* EXERCISE GOAL *
Copy each line that contains the string "with".

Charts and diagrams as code
* Begin *

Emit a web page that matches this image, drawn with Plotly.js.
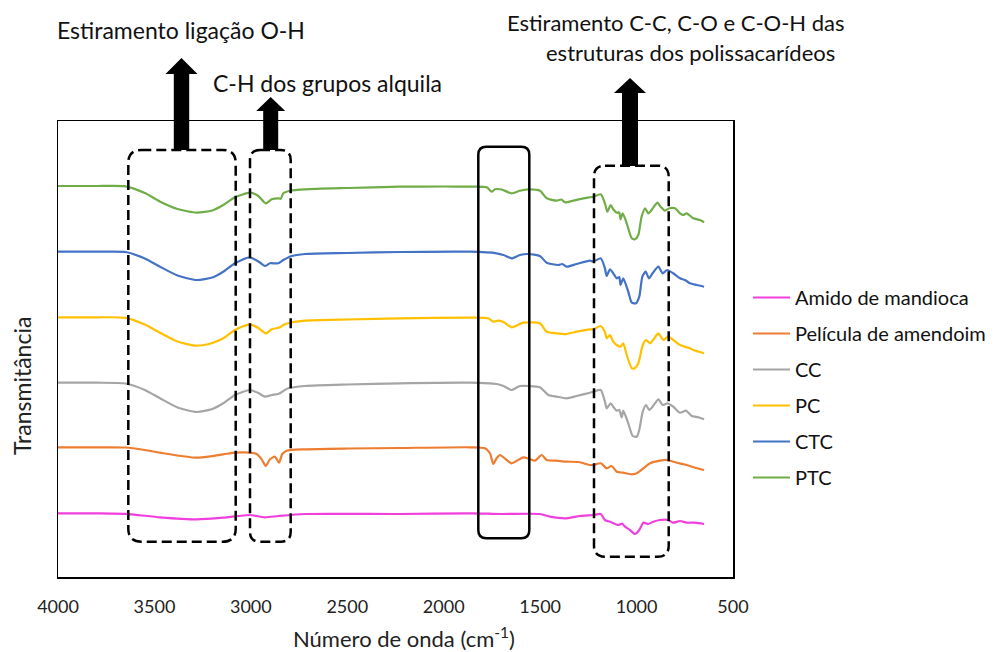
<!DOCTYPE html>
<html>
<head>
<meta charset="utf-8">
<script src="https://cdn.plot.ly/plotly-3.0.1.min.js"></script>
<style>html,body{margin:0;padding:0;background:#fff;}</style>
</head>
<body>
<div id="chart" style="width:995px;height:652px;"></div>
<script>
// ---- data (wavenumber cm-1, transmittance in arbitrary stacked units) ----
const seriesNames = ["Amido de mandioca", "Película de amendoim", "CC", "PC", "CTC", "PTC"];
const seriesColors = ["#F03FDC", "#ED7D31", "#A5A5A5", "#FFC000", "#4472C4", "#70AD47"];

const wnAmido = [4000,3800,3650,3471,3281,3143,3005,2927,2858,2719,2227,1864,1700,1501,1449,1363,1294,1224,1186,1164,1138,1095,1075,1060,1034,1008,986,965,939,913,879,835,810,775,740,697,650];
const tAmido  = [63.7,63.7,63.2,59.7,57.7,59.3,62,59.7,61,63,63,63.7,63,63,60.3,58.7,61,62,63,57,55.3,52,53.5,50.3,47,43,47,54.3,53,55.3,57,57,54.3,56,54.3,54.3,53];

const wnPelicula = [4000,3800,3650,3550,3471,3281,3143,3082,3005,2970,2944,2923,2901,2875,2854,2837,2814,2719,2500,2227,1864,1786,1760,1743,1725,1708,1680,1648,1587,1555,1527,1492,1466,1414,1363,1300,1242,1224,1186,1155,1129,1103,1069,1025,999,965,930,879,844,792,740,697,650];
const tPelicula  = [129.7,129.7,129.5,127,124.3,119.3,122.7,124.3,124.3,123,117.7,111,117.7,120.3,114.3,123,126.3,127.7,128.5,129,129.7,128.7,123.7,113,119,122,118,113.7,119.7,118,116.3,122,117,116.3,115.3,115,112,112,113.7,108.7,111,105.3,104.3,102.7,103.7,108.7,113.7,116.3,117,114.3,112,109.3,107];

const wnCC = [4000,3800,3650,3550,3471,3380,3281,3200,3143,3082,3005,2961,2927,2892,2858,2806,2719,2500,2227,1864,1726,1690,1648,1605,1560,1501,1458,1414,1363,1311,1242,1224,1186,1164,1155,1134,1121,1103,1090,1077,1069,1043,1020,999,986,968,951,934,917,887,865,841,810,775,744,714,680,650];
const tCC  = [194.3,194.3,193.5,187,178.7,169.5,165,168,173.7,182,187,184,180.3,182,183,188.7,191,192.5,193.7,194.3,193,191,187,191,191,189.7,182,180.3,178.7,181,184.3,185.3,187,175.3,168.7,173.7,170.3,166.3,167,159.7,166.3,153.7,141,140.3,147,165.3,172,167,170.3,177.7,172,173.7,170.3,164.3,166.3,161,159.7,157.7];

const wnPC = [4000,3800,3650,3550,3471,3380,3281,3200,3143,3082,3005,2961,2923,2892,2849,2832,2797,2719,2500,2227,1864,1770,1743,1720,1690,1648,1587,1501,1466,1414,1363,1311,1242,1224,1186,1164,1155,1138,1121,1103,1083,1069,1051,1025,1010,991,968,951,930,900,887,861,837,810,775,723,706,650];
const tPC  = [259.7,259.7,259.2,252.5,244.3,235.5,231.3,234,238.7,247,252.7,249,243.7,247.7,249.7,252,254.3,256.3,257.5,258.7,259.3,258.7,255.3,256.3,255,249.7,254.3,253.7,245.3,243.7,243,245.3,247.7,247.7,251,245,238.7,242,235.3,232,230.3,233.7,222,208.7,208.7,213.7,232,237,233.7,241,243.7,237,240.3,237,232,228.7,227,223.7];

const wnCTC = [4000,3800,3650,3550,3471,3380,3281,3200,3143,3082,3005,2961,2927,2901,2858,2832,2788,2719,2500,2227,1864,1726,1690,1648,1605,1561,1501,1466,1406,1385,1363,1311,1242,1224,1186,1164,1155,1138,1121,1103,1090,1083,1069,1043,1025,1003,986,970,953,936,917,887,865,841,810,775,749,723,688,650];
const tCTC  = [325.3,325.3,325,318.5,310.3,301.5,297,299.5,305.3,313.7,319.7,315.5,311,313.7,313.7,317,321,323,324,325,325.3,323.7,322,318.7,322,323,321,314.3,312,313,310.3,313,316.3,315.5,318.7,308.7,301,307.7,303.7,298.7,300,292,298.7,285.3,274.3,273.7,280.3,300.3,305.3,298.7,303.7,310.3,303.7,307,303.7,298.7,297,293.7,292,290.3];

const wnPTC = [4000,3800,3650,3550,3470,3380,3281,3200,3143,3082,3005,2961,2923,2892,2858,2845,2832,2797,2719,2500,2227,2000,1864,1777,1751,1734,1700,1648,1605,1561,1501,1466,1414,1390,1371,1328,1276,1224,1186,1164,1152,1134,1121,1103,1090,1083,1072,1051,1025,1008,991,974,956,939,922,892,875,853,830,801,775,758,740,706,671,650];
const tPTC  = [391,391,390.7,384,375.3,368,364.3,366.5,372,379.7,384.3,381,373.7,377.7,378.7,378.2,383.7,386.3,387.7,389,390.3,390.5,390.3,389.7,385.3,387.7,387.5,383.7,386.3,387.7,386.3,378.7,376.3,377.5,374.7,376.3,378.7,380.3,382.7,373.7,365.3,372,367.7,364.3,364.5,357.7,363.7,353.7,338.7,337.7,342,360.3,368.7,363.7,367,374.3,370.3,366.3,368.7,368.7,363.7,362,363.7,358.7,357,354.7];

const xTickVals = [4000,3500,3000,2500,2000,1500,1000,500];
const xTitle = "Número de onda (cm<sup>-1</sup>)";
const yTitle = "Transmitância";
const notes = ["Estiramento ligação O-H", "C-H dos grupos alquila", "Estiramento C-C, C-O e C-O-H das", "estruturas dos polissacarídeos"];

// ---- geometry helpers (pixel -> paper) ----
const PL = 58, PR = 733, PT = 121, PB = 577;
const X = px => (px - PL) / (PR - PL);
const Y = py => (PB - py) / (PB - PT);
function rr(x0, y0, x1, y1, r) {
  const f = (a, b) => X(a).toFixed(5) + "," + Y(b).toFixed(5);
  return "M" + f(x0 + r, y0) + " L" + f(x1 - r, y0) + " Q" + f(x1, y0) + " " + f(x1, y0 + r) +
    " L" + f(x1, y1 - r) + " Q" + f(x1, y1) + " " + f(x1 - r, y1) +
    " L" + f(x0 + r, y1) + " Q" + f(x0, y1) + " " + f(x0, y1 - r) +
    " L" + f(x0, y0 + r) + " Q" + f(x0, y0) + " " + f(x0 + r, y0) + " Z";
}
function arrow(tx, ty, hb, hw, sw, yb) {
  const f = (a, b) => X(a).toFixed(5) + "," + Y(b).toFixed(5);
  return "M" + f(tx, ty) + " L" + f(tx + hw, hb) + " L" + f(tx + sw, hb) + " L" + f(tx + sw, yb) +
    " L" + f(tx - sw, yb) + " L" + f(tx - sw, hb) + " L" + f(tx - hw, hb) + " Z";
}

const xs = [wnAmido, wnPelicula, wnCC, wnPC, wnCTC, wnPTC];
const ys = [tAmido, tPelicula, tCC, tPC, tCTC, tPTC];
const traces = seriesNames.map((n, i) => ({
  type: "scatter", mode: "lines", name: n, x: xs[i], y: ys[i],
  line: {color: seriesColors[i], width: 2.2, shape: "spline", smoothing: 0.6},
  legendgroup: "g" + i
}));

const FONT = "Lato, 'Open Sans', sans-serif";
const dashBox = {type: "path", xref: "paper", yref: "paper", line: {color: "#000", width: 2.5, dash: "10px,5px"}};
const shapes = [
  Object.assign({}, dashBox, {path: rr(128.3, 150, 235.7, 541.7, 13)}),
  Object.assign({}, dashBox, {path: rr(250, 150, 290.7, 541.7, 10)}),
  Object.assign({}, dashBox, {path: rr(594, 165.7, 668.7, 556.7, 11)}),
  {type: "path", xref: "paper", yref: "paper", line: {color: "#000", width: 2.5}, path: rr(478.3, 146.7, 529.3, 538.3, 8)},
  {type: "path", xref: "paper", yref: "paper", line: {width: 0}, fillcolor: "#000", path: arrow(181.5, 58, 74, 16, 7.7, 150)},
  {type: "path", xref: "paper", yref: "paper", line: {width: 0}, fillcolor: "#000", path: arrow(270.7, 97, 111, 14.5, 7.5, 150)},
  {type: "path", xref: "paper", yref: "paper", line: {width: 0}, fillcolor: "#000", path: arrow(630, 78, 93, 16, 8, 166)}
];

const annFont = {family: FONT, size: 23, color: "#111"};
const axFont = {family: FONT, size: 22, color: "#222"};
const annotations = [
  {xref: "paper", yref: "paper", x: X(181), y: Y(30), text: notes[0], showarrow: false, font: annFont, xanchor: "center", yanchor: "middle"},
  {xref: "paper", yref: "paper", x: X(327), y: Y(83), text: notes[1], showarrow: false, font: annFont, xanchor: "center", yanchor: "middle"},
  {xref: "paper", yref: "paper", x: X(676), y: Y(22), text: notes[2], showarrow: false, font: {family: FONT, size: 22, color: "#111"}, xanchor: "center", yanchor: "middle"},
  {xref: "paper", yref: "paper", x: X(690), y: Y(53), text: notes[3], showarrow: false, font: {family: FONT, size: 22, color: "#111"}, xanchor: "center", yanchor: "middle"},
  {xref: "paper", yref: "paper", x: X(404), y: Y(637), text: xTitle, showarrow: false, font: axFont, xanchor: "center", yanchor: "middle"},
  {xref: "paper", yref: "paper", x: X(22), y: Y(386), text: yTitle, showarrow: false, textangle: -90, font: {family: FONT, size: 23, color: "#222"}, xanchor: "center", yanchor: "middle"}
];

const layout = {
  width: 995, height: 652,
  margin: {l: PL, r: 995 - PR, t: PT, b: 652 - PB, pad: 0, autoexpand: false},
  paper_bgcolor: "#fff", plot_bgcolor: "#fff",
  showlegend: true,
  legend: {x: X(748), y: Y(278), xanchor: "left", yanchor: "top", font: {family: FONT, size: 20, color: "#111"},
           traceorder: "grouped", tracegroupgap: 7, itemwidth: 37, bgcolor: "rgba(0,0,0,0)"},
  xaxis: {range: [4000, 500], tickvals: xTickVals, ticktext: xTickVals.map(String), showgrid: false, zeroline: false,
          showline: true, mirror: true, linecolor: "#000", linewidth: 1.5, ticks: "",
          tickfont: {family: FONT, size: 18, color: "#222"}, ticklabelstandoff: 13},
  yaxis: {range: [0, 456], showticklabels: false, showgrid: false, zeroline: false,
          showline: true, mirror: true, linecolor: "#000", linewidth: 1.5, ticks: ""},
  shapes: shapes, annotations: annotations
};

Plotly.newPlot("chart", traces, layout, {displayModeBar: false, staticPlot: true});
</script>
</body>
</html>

* End *
* Begin *

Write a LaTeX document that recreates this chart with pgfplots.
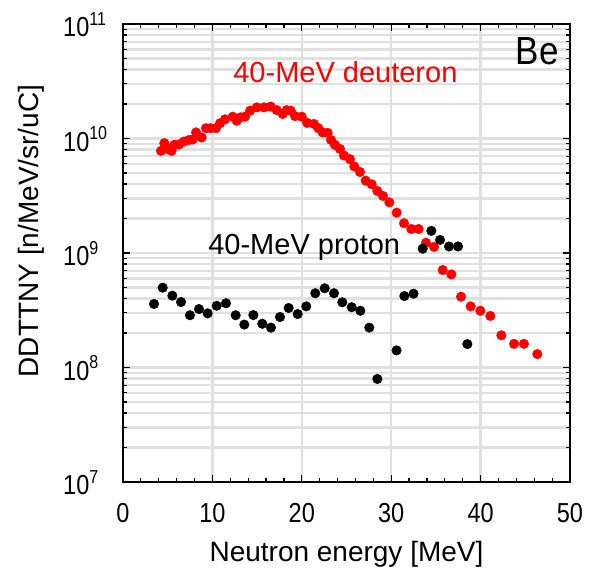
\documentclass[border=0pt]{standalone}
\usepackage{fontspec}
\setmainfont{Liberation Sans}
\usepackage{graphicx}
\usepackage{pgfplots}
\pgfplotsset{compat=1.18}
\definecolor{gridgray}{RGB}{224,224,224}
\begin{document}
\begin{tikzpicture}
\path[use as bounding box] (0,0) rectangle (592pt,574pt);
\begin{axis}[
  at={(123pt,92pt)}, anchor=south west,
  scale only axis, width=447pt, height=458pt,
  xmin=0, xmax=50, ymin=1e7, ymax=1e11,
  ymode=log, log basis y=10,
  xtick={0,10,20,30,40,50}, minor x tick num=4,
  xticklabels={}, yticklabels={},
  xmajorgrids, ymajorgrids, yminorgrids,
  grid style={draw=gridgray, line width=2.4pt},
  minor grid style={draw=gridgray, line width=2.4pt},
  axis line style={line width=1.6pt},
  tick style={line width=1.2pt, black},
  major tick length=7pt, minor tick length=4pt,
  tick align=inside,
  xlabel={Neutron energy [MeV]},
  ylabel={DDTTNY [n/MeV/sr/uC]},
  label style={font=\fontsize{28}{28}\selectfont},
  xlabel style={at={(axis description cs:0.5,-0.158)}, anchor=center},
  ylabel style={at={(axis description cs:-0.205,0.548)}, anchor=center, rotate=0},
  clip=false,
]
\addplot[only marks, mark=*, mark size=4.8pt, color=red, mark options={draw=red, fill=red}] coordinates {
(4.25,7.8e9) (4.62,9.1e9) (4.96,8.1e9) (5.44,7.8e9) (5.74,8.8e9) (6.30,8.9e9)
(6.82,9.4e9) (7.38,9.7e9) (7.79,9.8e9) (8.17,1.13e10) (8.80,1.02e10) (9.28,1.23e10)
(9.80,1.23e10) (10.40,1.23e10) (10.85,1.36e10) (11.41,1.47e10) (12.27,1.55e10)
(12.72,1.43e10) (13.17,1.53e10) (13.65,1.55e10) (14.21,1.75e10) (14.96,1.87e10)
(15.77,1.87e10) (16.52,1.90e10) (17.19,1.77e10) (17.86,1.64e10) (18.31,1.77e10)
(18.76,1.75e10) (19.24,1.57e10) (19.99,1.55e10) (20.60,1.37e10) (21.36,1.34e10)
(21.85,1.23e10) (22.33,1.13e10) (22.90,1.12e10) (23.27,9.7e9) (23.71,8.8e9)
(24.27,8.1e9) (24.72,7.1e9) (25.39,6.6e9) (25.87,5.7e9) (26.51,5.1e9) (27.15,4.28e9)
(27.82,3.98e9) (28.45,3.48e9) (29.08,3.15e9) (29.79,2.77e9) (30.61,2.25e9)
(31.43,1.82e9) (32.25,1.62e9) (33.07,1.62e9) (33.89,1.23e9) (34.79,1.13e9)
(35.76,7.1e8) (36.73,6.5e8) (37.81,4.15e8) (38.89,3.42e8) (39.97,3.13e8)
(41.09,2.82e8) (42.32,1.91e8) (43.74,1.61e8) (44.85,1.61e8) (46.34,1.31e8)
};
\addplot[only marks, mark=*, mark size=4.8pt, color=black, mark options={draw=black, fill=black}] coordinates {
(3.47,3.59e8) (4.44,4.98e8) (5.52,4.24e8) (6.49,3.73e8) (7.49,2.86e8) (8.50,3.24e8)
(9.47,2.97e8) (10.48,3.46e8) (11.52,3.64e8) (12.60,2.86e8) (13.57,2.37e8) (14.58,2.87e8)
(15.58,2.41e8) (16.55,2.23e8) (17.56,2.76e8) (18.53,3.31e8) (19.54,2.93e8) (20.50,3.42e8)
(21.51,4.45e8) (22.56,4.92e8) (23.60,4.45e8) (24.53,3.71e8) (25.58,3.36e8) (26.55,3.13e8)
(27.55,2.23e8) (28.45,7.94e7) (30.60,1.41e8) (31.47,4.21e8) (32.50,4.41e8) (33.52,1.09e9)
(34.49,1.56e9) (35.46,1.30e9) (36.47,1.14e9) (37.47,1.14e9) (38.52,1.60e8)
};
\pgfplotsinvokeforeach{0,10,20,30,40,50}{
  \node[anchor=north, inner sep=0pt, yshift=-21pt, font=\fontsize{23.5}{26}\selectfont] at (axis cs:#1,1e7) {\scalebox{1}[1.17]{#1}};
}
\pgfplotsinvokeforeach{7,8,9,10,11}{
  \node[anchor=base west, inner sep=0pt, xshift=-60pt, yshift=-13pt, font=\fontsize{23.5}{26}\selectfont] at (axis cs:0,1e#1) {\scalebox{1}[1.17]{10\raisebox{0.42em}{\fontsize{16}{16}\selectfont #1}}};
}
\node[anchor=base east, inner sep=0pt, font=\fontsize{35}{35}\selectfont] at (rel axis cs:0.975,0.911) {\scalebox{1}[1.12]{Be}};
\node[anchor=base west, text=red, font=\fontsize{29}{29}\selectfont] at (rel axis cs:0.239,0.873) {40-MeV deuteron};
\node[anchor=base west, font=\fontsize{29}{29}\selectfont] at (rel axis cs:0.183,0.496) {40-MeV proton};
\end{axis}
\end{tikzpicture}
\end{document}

* End *
* Begin *

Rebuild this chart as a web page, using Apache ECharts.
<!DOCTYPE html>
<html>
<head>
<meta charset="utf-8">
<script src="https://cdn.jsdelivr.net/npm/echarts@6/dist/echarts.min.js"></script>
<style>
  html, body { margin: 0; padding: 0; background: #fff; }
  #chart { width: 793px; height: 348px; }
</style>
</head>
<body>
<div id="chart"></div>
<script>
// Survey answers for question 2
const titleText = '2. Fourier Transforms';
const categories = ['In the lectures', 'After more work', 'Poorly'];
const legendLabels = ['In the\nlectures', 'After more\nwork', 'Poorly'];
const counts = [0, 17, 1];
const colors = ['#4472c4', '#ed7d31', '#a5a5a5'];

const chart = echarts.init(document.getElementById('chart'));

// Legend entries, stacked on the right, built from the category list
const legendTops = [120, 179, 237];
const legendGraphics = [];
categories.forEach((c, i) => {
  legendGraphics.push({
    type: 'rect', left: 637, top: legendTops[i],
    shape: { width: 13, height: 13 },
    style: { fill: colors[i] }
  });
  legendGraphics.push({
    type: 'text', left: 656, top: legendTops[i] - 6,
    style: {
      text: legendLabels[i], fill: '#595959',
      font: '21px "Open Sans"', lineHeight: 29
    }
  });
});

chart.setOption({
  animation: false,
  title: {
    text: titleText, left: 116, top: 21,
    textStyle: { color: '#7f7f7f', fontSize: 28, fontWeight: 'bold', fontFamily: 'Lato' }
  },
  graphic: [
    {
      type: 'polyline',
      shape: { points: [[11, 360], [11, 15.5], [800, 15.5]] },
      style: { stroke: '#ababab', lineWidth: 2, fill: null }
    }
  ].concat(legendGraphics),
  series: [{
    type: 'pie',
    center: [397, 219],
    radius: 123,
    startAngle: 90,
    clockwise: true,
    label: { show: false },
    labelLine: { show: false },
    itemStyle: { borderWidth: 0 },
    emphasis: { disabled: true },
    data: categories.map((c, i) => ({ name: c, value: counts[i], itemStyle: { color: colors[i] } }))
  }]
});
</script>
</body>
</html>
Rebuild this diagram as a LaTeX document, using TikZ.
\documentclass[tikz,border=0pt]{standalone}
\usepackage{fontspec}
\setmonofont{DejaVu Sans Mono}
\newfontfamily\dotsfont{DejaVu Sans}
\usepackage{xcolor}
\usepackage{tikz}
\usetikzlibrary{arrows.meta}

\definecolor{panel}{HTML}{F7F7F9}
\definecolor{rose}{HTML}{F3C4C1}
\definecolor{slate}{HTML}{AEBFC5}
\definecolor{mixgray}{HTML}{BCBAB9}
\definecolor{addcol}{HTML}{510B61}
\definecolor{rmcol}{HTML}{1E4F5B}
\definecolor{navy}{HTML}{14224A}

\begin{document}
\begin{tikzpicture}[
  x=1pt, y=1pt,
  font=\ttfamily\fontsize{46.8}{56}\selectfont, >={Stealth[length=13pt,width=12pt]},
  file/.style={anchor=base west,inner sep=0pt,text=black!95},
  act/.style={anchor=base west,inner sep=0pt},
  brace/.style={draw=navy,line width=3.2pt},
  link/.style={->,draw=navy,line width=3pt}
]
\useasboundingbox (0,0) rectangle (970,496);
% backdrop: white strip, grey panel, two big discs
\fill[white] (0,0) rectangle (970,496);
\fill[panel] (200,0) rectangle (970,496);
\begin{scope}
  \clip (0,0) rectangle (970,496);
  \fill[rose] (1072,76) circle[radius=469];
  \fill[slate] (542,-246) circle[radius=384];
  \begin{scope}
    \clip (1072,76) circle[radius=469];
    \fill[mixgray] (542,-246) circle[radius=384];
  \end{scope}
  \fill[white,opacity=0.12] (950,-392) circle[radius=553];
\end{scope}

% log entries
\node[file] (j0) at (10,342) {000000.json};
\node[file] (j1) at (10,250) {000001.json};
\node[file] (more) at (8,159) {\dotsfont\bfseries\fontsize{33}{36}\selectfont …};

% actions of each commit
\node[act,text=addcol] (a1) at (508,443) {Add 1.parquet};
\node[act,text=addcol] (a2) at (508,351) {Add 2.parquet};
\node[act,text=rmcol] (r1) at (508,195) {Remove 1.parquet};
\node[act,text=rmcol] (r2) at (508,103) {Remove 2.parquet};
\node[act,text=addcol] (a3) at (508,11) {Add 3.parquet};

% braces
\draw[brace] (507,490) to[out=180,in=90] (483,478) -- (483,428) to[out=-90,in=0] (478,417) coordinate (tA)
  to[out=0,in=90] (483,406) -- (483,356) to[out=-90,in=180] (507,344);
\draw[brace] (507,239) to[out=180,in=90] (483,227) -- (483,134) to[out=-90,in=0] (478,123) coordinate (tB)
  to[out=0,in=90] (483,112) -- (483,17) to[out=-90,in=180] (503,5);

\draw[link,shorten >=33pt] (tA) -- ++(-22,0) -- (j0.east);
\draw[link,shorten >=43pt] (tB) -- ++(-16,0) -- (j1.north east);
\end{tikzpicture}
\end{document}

* End *

* FULL OUTPUT *
Emit a web page that matches this image, drawn with Plotly.js.
Write a LaTeX document that recreates this chart with pgfplots.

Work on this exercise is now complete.